### Written exercise
Leave the pictures out and quote every line from the start of the listing to the line with "from matplotlib.ticker import MultipleLocator", inclusive.

### Material provided
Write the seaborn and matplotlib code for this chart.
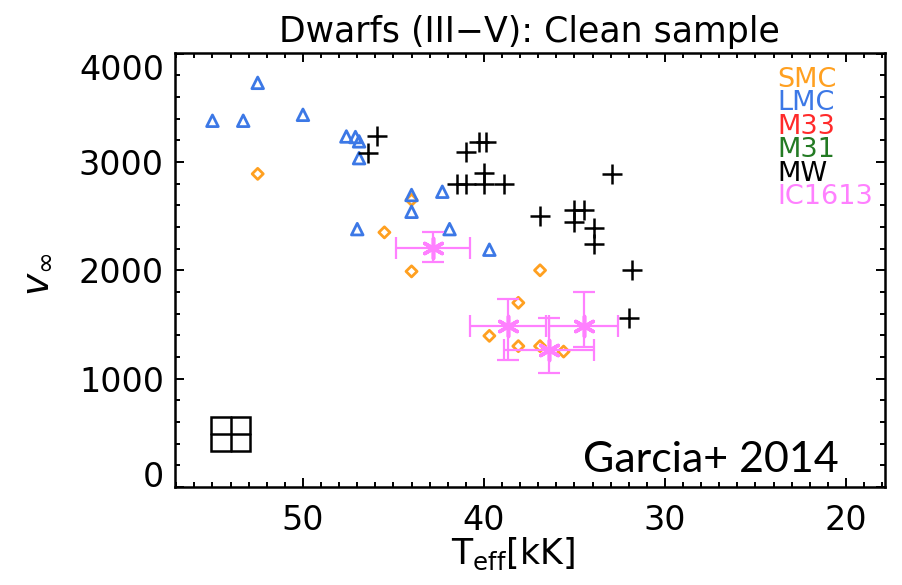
import matplotlib
matplotlib.use("Agg")
import matplotlib.pyplot as plt
import numpy as np
import pandas as pd
import seaborn as sns
from matplotlib.patches import Rectangle
from matplotlib.ticker import MultipleLocator

# --- data: effective temperature [kK] and terminal wind velocity [km/s] ---
smc_teff = [52.5, 45.5, 44.0, 44.0, 36.9, 38.1, 39.7, 38.1, 36.9, 35.6]
smc_vinf = [2890, 2350, 2650, 1990, 2000, 1700, 1395, 1300, 1300, 1250]

lmc_teff = [52.5, 55.0, 53.3, 50.0, 47.6, 47.1, 46.9, 46.9, 44.0, 44.0,
            42.3, 47.0, 41.9, 39.7]
lmc_vinf = [3730, 3380, 3380, 3435, 3235, 3230, 3190, 3035, 2695, 2540,
            2725, 2380, 2380, 2190]

mw_teff = [45.9, 46.4, 41.0, 40.3, 39.9, 41.5, 41.0, 40.0, 38.9, 40.0,
           36.9, 35.0, 34.5, 35.0, 33.9, 33.9, 32.9, 31.8, 32.0]
mw_vinf = [3240, 3080, 3095, 3185, 3185, 2800, 2800, 2800, 2800, 2900,
           2505, 2557, 2557, 2446, 2391, 2243, 2890, 2003, 1557]

ic_teff = [42.8, 38.65, 36.4, 34.5]
ic_vinf = [2205, 1486, 1260, 1486]
ic_teff_err = [2.05, 2.1, 2.5, 1.9]
ic_vinf_err_lo = [125, 315, 210, 195]
ic_vinf_err_hi = [150, 245, 300, 310]

# typical uncertainty box
box_teff = [52.9, 55.1]
box_vinf = [330, 646]

galaxies = ["SMC", "LMC", "M33", "M31", "MW", "IC1613"]
galaxy_colors = ["#FFA020", "#3C78E6", "#FF2A2A", "#237A23", "#000000", "#FF80FF"]

x_ticks = [50, 40, 30, 20]
y_ticks = [0, 1000, 2000, 3000, 4000]

sns.set_theme(style="white")
plt.rcParams["font.family"] = ["DejaVu Sans"]
plt.rcParams["mathtext.fontset"] = "dejavusans"
plt.rcParams["text.color"] = "black"
plt.rcParams["axes.labelcolor"] = "black"

col = dict(zip(galaxies, galaxy_colors))

fig = plt.figure(figsize=(9.02, 5.85), dpi=100)
ax = fig.add_axes([0.194, 0.1675, 0.787, 0.742])


def hollow(color, lw):
    c = ax.collections[-1]
    c.set_facecolor("none")
    c.set_edgecolor(color)
    c.set_linewidth(lw)


smc = pd.DataFrame({"teff": smc_teff, "vinf": smc_vinf})
lmc = pd.DataFrame({"teff": lmc_teff, "vinf": lmc_vinf})
mw = pd.DataFrame({"teff": mw_teff, "vinf": mw_vinf})
ic = pd.DataFrame({"teff": ic_teff, "vinf": ic_vinf})

sns.scatterplot(data=smc, x="teff", y="vinf", marker="D", s=32, color=col["SMC"],
                ax=ax, legend=False, zorder=3)
hollow(col["SMC"], 2.0)

sns.scatterplot(data=lmc, x="teff", y="vinf", marker="^", s=70, color=col["LMC"],
                ax=ax, legend=False, zorder=4)
hollow(col["LMC"], 2.0)

sns.scatterplot(data=mw, x="teff", y="vinf", marker="+", s=190, color=col["MW"],
                linewidth=1.8, ax=ax, legend=False, zorder=5)

ax.errorbar(ic["teff"], ic["vinf"], xerr=ic_teff_err,
            yerr=[ic_vinf_err_lo, ic_vinf_err_hi], fmt="none",
            ecolor=col["IC1613"], elinewidth=1.6, capsize=8, capthick=1.6, zorder=6)
sns.scatterplot(data=ic, x="teff", y="vinf", marker=(6, 2, 0), s=210,
                color=col["IC1613"], linewidth=2.6, ax=ax, legend=False, zorder=7)
c = ax.collections[-1]
c.set_edgecolor(col["IC1613"])
c.set_linewidth(2.6)

# uncertainty box with cross
ax.add_patch(Rectangle((box_teff[0], box_vinf[0]), box_teff[1] - box_teff[0],
                       box_vinf[1] - box_vinf[0], fill=False, ec="black", lw=1.8, zorder=5))
ax.plot([np.mean(box_teff)] * 2, box_vinf, color="black", lw=1.8)
ax.plot(box_teff, [np.mean(box_vinf)] * 2, color="black", lw=1.8)

ax.set_xlim(57.07, 17.85)
ax.set_ylim(0, 4006)

ax.set_xticks(x_ticks)
ax.set_yticks(y_ticks)
ax.xaxis.set_minor_locator(MultipleLocator(1))
ax.yaxis.set_minor_locator(MultipleLocator(200))
ax.tick_params(which="both", direction="in", top=True, right=True, bottom=True,
               left=True, width=1.4, colors="black", labelsize=24)
ax.tick_params(which="major", length=6.5, pad=12)
ax.tick_params(which="minor", length=3.6)
ax.tick_params(axis="y", pad=8)
for s in ax.spines.values():
    s.set_linewidth(1.8)
    s.set_color("black")

ylabels = ax.get_yticklabels()
ylabels[0].set_va("baseline")
ylabels[-1].set_va("top")

ax.set_xlabel(r"T$_{\rm eff}$[kK]", fontsize=25)
ax.xaxis.set_label_coords((513 - 175) / 710, -0.155)
ax.xaxis.label.set_va("center")
ax.set_ylabel(r"$v_{\infty}$", fontsize=27)
ax.yaxis.set_label_coords(-0.195, 0.49)
ax.yaxis.label.set_va("center")

ax.set_title("Dwarfs (III\u2212V): Clean sample", fontsize=25, pad=8, color="black")

for i, (name, c) in enumerate(zip(galaxies, galaxy_colors)):
    ax.text(0.848, 0.938 - i * 0.0541, name, color=c, fontsize=19.5,
            transform=ax.transAxes, va="center", ha="left")

ax.text(0.575, 0.035, "Garcia+ 2014", fontsize=31, family=["Lato", "DejaVu Sans"],
        transform=ax.transAxes, ha="left", va="baseline", color="black")

fig.savefig("out.png", dpi=100, facecolor="white")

### Final result
Write the seaborn and matplotlib code for this chart.
import matplotlib
matplotlib.use("Agg")
import matplotlib.pyplot as plt
import numpy as np
import pandas as pd
import seaborn as sns
from matplotlib.patches import Rectangle
from matplotlib.ticker import MultipleLocator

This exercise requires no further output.